The animation is also a noticeable step up from the original. Not that “Zootopia” ever looked bad, but the sequel pushes the world further, with richer lighting, more dynamic color, and especially impressive fur texturing. The environments retain their cartoon charm while still feeling fully lived-in, striking a balance that keeps the film immersive without tipping into visual overload. Some of this improvement is expected, nearly a decade has passed, after all, but “Zootopia 2” benefits from more than just time. The move to Pixar’s Presto animation software allows for greater detail and smoother collaboration, and it shows.

Beyond the stunning visuals and the heartfelt laughs, “Zootopia 2” doesn’t shy away from showing how power can be abused. The Lynxleys’ plan to expand Tundra Town into Marsh Market threatens to displace the city’s marginalized waterfolk, a community already struggling at the edges of society.
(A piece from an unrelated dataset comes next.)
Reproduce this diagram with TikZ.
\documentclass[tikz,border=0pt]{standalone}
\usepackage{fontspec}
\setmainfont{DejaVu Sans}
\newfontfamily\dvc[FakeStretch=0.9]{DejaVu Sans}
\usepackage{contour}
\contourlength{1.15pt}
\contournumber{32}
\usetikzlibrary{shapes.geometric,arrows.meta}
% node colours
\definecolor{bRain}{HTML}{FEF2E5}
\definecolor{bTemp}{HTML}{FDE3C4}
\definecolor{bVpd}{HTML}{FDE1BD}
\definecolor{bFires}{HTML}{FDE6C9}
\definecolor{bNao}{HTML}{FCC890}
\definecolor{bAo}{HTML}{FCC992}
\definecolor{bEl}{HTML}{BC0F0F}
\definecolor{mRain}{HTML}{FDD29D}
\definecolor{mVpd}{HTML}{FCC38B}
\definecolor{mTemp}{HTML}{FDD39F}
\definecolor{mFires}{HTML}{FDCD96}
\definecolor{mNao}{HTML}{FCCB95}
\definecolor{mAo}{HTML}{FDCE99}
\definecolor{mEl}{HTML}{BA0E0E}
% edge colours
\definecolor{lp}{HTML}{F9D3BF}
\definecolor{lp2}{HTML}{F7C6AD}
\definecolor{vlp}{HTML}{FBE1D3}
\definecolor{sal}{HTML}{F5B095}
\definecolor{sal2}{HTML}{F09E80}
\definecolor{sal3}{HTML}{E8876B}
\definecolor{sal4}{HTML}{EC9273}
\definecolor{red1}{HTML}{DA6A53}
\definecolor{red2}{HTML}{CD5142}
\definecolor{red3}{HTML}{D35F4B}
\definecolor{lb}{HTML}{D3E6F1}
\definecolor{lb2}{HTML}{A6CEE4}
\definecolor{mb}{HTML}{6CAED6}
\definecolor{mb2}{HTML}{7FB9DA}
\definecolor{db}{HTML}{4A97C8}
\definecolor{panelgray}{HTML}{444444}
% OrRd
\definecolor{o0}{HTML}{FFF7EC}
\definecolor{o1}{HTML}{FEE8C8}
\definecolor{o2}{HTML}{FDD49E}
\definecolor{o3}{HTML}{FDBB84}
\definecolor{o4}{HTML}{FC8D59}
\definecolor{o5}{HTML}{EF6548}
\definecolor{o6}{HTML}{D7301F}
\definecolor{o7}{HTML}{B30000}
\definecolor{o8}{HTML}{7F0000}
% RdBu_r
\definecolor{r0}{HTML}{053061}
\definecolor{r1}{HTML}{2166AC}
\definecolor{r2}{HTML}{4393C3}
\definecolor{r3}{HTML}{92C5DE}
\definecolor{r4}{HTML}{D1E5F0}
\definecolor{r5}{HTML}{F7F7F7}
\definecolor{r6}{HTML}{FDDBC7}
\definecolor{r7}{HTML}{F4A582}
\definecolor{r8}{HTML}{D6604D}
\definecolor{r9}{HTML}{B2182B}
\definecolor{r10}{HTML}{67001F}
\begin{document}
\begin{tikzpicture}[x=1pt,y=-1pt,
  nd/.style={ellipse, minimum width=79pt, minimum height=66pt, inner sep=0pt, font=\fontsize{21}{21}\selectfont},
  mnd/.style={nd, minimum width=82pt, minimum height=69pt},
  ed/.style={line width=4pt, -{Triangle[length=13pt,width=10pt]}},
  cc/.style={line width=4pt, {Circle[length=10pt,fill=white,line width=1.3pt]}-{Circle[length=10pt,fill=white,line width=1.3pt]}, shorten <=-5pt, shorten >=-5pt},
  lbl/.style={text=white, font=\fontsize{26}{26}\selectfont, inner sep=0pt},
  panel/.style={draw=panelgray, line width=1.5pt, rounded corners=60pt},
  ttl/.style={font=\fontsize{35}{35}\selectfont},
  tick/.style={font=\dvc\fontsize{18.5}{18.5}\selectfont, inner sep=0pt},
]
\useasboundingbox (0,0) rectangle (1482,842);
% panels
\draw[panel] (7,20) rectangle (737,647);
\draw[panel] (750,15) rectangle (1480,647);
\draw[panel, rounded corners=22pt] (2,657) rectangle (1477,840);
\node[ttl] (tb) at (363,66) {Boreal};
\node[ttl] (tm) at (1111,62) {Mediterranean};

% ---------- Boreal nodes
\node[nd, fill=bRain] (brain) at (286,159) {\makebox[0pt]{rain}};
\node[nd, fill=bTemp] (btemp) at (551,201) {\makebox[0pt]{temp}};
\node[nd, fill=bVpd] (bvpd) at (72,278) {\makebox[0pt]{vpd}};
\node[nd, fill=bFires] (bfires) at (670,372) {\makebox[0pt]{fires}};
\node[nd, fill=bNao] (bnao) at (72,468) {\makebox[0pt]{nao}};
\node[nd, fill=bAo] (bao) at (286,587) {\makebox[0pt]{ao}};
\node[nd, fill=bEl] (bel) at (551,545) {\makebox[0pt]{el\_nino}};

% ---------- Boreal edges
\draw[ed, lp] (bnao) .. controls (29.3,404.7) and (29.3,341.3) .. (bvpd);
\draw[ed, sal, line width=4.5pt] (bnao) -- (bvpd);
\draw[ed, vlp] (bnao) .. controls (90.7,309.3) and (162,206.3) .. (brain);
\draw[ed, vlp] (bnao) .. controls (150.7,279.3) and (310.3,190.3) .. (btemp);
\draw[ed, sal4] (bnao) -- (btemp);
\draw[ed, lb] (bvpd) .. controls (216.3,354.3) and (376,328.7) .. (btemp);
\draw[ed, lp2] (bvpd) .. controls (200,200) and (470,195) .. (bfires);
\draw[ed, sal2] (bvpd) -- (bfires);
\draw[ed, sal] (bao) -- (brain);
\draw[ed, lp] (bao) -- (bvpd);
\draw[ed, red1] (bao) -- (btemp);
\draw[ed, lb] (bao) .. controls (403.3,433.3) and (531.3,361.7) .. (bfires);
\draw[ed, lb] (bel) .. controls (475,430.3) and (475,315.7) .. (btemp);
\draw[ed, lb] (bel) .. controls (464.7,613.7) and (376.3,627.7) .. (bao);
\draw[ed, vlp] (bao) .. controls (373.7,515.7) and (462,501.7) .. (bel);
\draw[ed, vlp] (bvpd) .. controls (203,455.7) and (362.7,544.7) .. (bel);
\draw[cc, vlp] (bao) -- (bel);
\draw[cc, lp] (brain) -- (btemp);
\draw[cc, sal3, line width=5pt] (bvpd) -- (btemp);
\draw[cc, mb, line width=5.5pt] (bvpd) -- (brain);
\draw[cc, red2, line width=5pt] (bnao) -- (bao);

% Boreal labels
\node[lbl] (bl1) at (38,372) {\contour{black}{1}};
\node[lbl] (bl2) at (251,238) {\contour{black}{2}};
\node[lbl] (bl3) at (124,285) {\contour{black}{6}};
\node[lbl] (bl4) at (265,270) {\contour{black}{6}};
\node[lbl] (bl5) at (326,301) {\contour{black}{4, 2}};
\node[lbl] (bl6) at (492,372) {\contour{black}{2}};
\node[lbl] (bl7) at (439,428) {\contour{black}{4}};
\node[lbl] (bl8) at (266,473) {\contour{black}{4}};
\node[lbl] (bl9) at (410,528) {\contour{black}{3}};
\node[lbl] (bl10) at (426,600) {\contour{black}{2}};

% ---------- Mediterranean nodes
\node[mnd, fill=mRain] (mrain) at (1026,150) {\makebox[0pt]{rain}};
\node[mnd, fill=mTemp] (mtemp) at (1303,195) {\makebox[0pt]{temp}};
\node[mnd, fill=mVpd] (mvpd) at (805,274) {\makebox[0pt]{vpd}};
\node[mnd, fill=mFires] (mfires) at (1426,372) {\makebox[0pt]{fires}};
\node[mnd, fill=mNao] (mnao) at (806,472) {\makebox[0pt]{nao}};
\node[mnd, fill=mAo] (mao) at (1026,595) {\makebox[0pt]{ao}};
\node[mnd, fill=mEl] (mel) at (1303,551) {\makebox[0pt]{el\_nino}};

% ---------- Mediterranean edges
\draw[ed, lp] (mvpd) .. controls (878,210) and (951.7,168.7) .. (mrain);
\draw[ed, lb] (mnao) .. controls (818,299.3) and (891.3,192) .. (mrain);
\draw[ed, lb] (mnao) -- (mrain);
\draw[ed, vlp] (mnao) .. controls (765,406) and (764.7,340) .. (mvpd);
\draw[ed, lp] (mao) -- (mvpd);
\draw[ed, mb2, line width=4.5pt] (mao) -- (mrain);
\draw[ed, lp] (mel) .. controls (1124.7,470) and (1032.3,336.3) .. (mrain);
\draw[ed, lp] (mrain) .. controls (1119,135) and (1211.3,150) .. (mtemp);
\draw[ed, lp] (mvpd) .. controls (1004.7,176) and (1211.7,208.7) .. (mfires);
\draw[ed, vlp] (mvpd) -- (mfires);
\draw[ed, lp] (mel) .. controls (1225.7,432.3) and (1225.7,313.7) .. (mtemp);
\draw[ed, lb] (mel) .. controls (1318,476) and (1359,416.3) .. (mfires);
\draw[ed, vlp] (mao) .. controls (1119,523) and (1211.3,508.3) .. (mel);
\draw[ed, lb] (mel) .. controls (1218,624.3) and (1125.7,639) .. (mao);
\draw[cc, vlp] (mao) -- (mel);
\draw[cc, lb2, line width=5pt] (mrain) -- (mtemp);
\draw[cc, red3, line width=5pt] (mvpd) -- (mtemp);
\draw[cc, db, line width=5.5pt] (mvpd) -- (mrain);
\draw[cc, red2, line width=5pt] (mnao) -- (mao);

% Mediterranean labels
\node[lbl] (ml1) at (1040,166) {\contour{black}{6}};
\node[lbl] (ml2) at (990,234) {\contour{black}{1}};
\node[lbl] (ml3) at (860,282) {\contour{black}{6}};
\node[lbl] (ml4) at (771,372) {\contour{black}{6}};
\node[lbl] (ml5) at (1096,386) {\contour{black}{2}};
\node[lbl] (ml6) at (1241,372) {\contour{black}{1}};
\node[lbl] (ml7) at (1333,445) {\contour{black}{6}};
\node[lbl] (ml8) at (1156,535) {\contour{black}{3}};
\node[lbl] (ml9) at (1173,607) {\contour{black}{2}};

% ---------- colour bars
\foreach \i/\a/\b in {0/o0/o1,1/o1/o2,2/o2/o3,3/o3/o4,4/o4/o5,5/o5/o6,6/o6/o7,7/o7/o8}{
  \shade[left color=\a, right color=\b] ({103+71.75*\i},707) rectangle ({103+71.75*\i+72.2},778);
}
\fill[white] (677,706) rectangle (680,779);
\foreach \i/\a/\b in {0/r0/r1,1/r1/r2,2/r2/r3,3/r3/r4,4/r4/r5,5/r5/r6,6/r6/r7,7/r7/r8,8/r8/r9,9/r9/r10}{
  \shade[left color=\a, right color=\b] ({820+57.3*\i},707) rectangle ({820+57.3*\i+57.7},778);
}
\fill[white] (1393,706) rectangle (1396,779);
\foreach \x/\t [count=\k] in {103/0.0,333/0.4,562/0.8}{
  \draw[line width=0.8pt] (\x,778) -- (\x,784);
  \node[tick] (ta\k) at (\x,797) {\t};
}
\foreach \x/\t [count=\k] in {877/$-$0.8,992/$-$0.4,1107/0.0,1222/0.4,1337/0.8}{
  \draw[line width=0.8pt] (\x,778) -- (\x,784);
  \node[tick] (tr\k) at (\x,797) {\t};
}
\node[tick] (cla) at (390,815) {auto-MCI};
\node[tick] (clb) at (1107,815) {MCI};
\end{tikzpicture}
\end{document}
The film frames this not as a punchline or a plot device, but as a real consequence of greed and entitlement, where the powerful often rewrite the rules to benefit themselves while leaving vulnerable communities behind; something viewers can’t help but notice mimics the struggles of our own world. “Zootopia 2” reminds audiences that justice isn’t just a storyline; it’s a responsibility.

“Zootopia 2” is currently playing in theaters and is rated PG for action/violence and crude humor.